Du côté des suppléments, évoquons tout d’abord le livre de 96 pages écrit par Curd Ridel, intitulé « Anthony Steffen, le roi du western européen », et retraçant la vie et l’œuvre de l’acteur (ainsi que la façon dont il est passé à la postérité) par le biais d’un long entretien avec Manuel de Teffé, son fils, qui se confie à Curd Ridel au sujet d’un père qu’il a à peine connu mais qu’il semble vénérer au-delà de toute limite. Il prépare d’ailleurs un film intitulé Django begins, censé rendre hommage à la grande épopée du western italien, et en partie basé sur l’histoire d’Anthony Steffen. On notera cependant que le site djangobegins.com semble avoir définitivement tiré sa révérence. Dans la deuxième partie du bouquin, Curd Ridel reviendra sur chacun des 25 westerns dans lesquels a joué Anthony Steffen : une mine d’informations en dehors des sentiers battus.

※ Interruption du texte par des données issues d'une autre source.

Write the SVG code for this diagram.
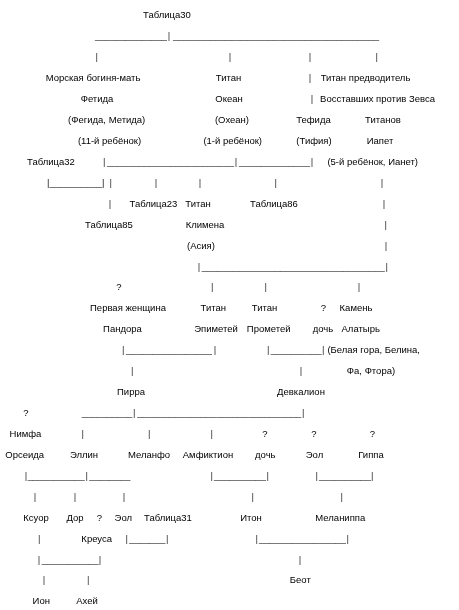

Sur le Blu-ray à proprement parler, l’éditeur Artus Films nous propose, en plus de la traditionnelle bande-annonce qui s’accompagnera d’une sympathique galerie de photos, une enthousiaste présentation du film par Curd Ridel (décidément incontournable sur cette édition). Il insistera tout particulièrement sur la qualité du film (« tout amateur de western spaghetti devrait y trouver son compte ») et reviendra également à plusieurs reprises sur le fait que la version française ne rende pas justice au travail d’Edoardo Mulargia. Enfin, et pour terminer, on trouvera également un « teaser » de Django begins, en fait une intervention d’Enzo G. Castellari qui exprime son enthousiasme concernant le projet du fils d’Anthony Steffen.